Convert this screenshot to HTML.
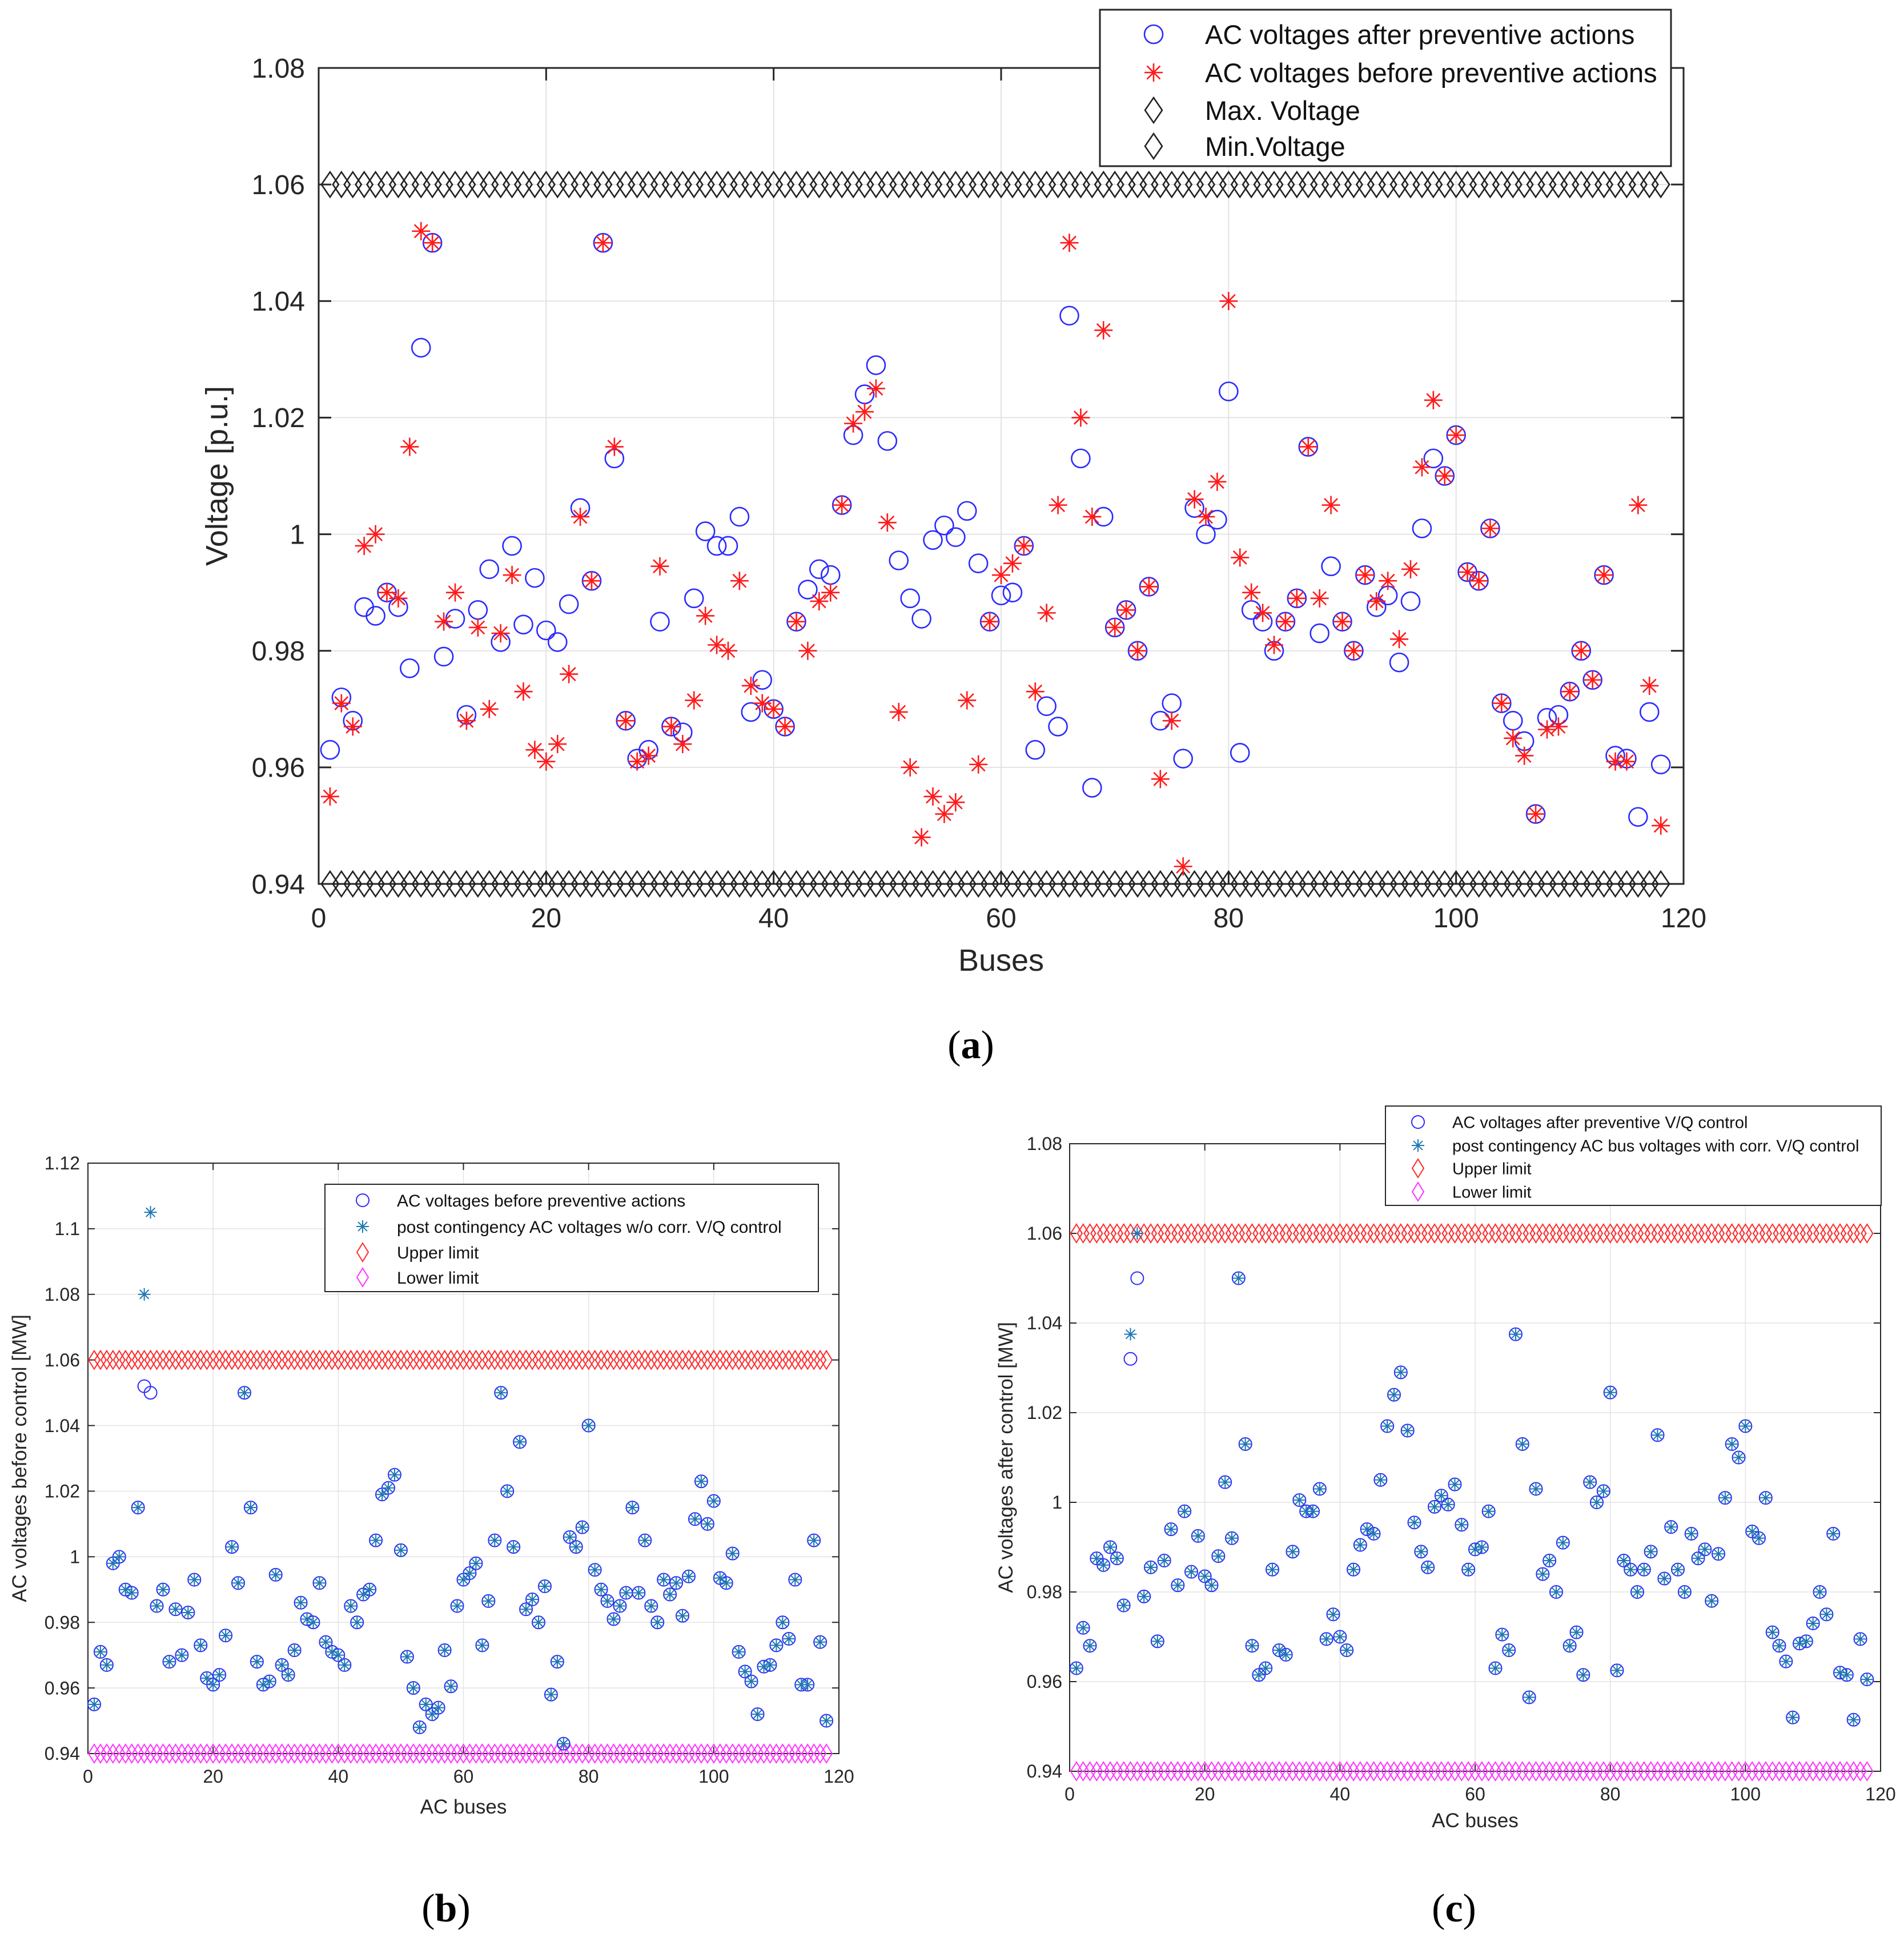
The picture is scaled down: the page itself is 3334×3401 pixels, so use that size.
<!DOCTYPE html>
<html><head><meta charset="utf-8"><style>
html,body{margin:0;padding:0;background:#fff;}
svg{display:block;font-family:"Liberation Sans",sans-serif;}
</style></head><body>
<svg id="fig" width="3334" height="3401" viewBox="0 0 3334 3401" xmlns="http://www.w3.org/2000/svg"></svg>
<script>
const buses = Array.from({length:118},(_,i)=>i+1);
const vAfter = [0.963,0.972,0.968,0.9875,0.986,0.990,0.9875,0.977,1.032,1.050,0.979,0.9855,0.969,0.987,0.994,0.9815,0.998,0.9845,0.9925,0.9835,0.9815,0.988,1.0045,0.992,1.050,1.013,0.968,0.9615,0.963,0.985,0.967,0.966,0.989,1.0005,0.998,0.998,1.003,0.9695,0.975,0.970,0.967,0.985,0.9905,0.994,0.993,1.005,1.017,1.024,1.029,1.016,0.9955,0.989,0.9855,0.999,1.0015,0.9995,1.004,0.995,0.985,0.9895,0.990,0.998,0.963,0.9705,0.967,1.0375,1.013,0.9565,1.003,0.984,0.987,0.980,0.991,0.968,0.971,0.9615,1.0045,1.000,1.0025,1.0245,0.9625,0.987,0.985,0.980,0.985,0.989,1.015,0.983,0.9945,0.985,0.980,0.993,0.9875,0.9895,0.978,0.9885,1.001,1.013,1.010,1.017,0.9935,0.992,1.001,0.971,0.968,0.9645,0.952,0.9685,0.969,0.973,0.980,0.975,0.993,0.962,0.9615,0.9515,0.9695,0.9605];
const vBefore = [0.955,0.971,0.967,0.998,1.000,0.990,0.989,1.015,1.052,1.050,0.985,0.990,0.968,0.984,0.970,0.983,0.993,0.973,0.963,0.961,0.964,0.976,1.003,0.992,1.050,1.015,0.968,0.961,0.962,0.9945,0.967,0.964,0.9715,0.986,0.981,0.980,0.992,0.974,0.971,0.970,0.967,0.985,0.980,0.9885,0.990,1.005,1.019,1.021,1.025,1.002,0.9695,0.960,0.948,0.955,0.952,0.954,0.9715,0.9605,0.985,0.993,0.995,0.998,0.973,0.9865,1.005,1.050,1.020,1.003,1.035,0.984,0.987,0.980,0.991,0.958,0.968,0.943,1.006,1.003,1.009,1.040,0.996,0.990,0.9865,0.981,0.985,0.989,1.015,0.989,1.005,0.985,0.980,0.993,0.9885,0.992,0.982,0.994,1.0115,1.023,1.010,1.017,0.9935,0.992,1.001,0.971,0.965,0.962,0.952,0.9665,0.967,0.973,0.980,0.975,0.993,0.961,0.961,1.005,0.974,0.950];
const postNoCorrOverrides = [[9,1.080],[10,1.105]];
const postCorrOverrides = [[9,1.0375],[10,1.060]];
const xTicks = [0,20,40,60,80,100,120];
const yTicksA = ["0.94","0.96","0.98","1","1.02","1.04","1.06","1.08"];
const yTicksB = ["0.94","0.96","0.98","1","1.02","1.04","1.06","1.08","1.1","1.12"];
const yTicksC = ["0.94","0.96","0.98","1","1.02","1.04","1.06","1.08"];
const vMax = 1.06, vMin = 0.94;

const NS="http://www.w3.org/2000/svg";
const svg=document.getElementById('fig');
function mk(tag,attrs,parent){const e=document.createElementNS(NS,tag);for(const k in attrs)e.setAttribute(k,attrs[k]);(parent||svg).appendChild(e);return e;}
function txt(s,attrs,parent){const e=mk('text',attrs,parent);e.textContent=s;return e;}
function circ(g,x,y,r,col,sw){return mk('circle',{cx:x,cy:y,r:r,fill:'none',stroke:col,'stroke-width':sw},g);}
function star(g,x,y,r,col,sw){const d=r*0.72;return mk('path',{d:`M${x},${y-r}V${y+r}M${x-r},${y}H${x+r}M${x-d},${y-d}L${x+d},${y+d}M${x-d},${y+d}L${x+d},${y-d}`,stroke:col,'stroke-width':sw,fill:'none'},g);}
function diam(g,x,y,w,h,col,sw){return mk('path',{d:`M${x},${y-h}L${x+w},${y}L${x},${y+h}L${x-w},${y}Z`,fill:'none',stroke:col,'stroke-width':sw},g);}

function chart(c){
  const g=mk('g',{});
  
  
  const X=v=>c.x0+(v-0)/120*(c.x1-c.x0);
  const Y=v=>c.y1+(c.ymax-v)/(c.ymax-c.ymin)*(c.y0-c.y1);
  const grid=mk('g',{},g);
  
  
  xTicks.forEach(t=>mk('line',{x1:X(t),x2:X(t),y1:c.y1,y2:c.y0,stroke:'#e3e3e3','stroke-width':c.gw},grid));
  c.yTicks.forEach(t=>mk('line',{x1:c.x0,x2:c.x1,y1:Y(+t),y2:Y(+t),stroke:'#e3e3e3','stroke-width':c.gw},grid));
  const ax=mk('g',{},g);
  
  
  xTicks.forEach(t=>{
    mk('line',{x1:X(t),x2:X(t),y1:c.y0,y2:c.y0-c.tl,stroke:'#262626','stroke-width':c.bw},ax);
    mk('line',{x1:X(t),x2:X(t),y1:c.y1,y2:c.y1+c.tl,stroke:'#262626','stroke-width':c.bw},ax);
    const l=txt(String(t),{x:X(t),y:c.xlabY,'font-size':c.fs,'text-anchor':'middle',fill:'#262626'},ax);
    
    
  });
  c.yTicks.forEach(t=>{
    mk('line',{x1:c.x0,x2:c.x0+c.tl,y1:Y(+t),y2:Y(+t),stroke:'#262626','stroke-width':c.bw},ax);
    mk('line',{x1:c.x1,x2:c.x1-c.tl,y1:Y(+t),y2:Y(+t),stroke:'#262626','stroke-width':c.bw},ax);
    const l=txt(t,{x:c.ylabX,y:Y(+t)+c.fs*0.35,'font-size':c.fs,'text-anchor':'end',fill:'#262626'},ax);
    
    
  });
  const lim=mk('g',{},g);
  
  
  buses.forEach(b=>{diam(lim,X(b),Y(vMax),c.dw,c.dh,c.upCol,c.msw);diam(lim,X(b),Y(vMin),c.dw,c.dh,c.loCol,c.msw);});
  const s1=mk('g',{},g);
  
  
  c.circ.forEach((v,i)=>circ(s1,X(buses[i]),Y(v),c.cr,'#2b2bff',c.msw));
  const s2=mk('g',{},g);
  
  
  c.star.forEach((v,i)=>star(s2,X(buses[i]),Y(v),c.sr,c.starCol,c.msw));
  mk('rect',{x:c.x0,y:c.y1,width:c.x1-c.x0,height:c.y0-c.y1,fill:'none',stroke:'#262626','stroke-width':c.bw},ax);
  const xl=txt(c.xlabel,{x:(c.x0+c.x1)/2,y:c.xtitleY,'font-size':c.tfs,'text-anchor':'middle',fill:'#262626'},g);
  
  
  const yl=txt(c.ylabel,{x:0,y:0,'font-size':c.tfs,'text-anchor':'middle',fill:'#262626',transform:`translate(${c.ytitleX},${(c.y0+c.y1)/2}) rotate(-90)`},g);
  
  
  const lg=mk('g',{},g);
  
  
  const L=c.leg;
  mk('rect',{x:L.x,y:L.y,width:L.w,height:L.h,fill:'#fff',stroke:'#262626','stroke-width':c.bw},lg);
  L.items.forEach((it,i)=>{
    const y=L.ys[i];
    if(it[0]==='c')circ(lg,L.mx,y,c.cr,'#2b2bff',c.msw);
    else if(it[0]==='s')star(lg,L.mx,y,c.sr,c.starCol,c.msw);
    else diam(lg,L.mx,y,c.dw,c.dh,it[0],c.msw);
    const t=txt(it[1],{x:L.tx,y:y+L.fs*0.36,'font-size':L.fs,fill:'#111'},lg);
    
    
  });
}

function withOverrides(base,ov){const a=base.slice();ov.forEach(([b,v])=>a[b-1]=v);return a;}

chart({name:'chart-a',x0:558,x1:2948,y0:1548,y1:119,ymin:0.94,ymax:1.08,yTicks:yTicksA,
  gw:2,bw:3,tl:22,fs:48,tfs:54,xlabY:1624,ylabX:534,xtitleY:1700,ytitleX:398,
  xlabel:'Buses',ylabel:'Voltage [p.u.]',
  circ:vAfter,star:vBefore,starCol:'#ff1a1a',cr:16,sr:16,dw:15,dh:22,msw:2.6,upCol:'#222',loCol:'#222',
  leg:{x:1926,y:17,w:1000,h:274,mx:2020,tx:2110,fs:47,ys:[60,127,193,256],
   items:[['c','AC voltages after preventive actions'],['s','AC voltages before preventive actions'],['#222','Max. Voltage'],['#222','Min.Voltage']]}});

chart({name:'chart-b',x0:154,x1:1469,y0:3071,y1:2037,ymin:0.94,ymax:1.12,yTicks:yTicksB,
  gw:1.5,bw:2,tl:12,fs:32,tfs:35,xlabY:3122,ylabX:140,xtitleY:3176,ytitleX:46,
  xlabel:'AC buses',ylabel:'AC voltages before control [MW]',
  circ:vBefore,star:withOverrides(vBefore,postNoCorrOverrides),starCol:'#1f77b4',cr:11,sr:11,dw:10,dh:16,msw:2,upCol:'#ff2a2a',loCol:'#ff33ff',
  leg:{x:569,y:2074,w:864,h:188,mx:635,tx:695,fs:30,ys:[2102,2148,2193,2237],
   items:[['c','AC voltages before preventive actions'],['s','post contingency AC voltages w/o corr. V/Q control'],['#ff2a2a','Upper limit'],['#ff33ff','Lower limit']]}});

chart({name:'chart-c',x0:1873,x1:3293,y0:3102,y1:2003,ymin:0.94,ymax:1.08,yTicks:yTicksC,
  gw:1.5,bw:2,tl:12,fs:32,tfs:35,xlabY:3153,ylabX:1860,xtitleY:3200,ytitleX:1773,
  xlabel:'AC buses',ylabel:'AC voltages after control [MW]',
  circ:vAfter,star:withOverrides(vAfter,postCorrOverrides),starCol:'#1f77b4',cr:11,sr:11,dw:10,dh:16,msw:2,upCol:'#ff2a2a',loCol:'#ff33ff',
  leg:{x:2426,y:1937,w:868,h:174,mx:2483,tx:2543,fs:29,ys:[1965,2006,2046,2087],
   items:[['c','AC voltages after preventive V/Q control'],['s','post contingency AC bus voltages with corr. V/Q control'],['#ff2a2a','Upper limit'],['#ff33ff','Lower limit']]}});

[['(a)',1700,1853,'a'],['(b)',781,3365,'b'],['(c)',2546,3365,'c']].forEach(([s,x,y,l])=>{
  const t=mk('text',{x:x,y:y,'font-size':70,'text-anchor':'middle','font-family':'Liberation Serif, serif',fill:'#000'});
  
  
  t.appendChild(document.createTextNode('('));
  const b=document.createElementNS(NS,'tspan');b.setAttribute('font-weight','bold');b.textContent=l;t.appendChild(b);
  t.appendChild(document.createTextNode(')'));
});
</script>
</body></html>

• • • • • • •

* [REQUIREMENTS]: Your task is to collect every line above that contains the word "size".

* [FULL OUTPUT]:
The picture is scaled down: the page itself is 3334×3401 pixels, so use that size.
    const l=txt(String(t),{x:X(t),y:c.xlabY,'font-size':c.fs,'text-anchor':'middle',fill:'#262626'},ax);
    const l=txt(t,{x:c.ylabX,y:Y(+t)+c.fs*0.35,'font-size':c.fs,'text-anchor':'end',fill:'#262626'},ax);
  const xl=txt(c.xlabel,{x:(c.x0+c.x1)/2,y:c.xtitleY,'font-size':c.tfs,'text-anchor':'middle',fill:'#262626'},g);
  const yl=txt(c.ylabel,{x:0,y:0,'font-size':c.tfs,'text-anchor':'middle',fill:'#262626',transform:`translate(${c.ytitleX},${(c.y0+c.y1)/2}) rotate(-90)`},g);
    const t=txt(it[1],{x:L.tx,y:y+L.fs*0.36,'font-size':L.fs,fill:'#111'},lg);
  const t=mk('text',{x:x,y:y,'font-size':70,'text-anchor':'middle','font-family':'Liberation Serif, serif',fill:'#000'});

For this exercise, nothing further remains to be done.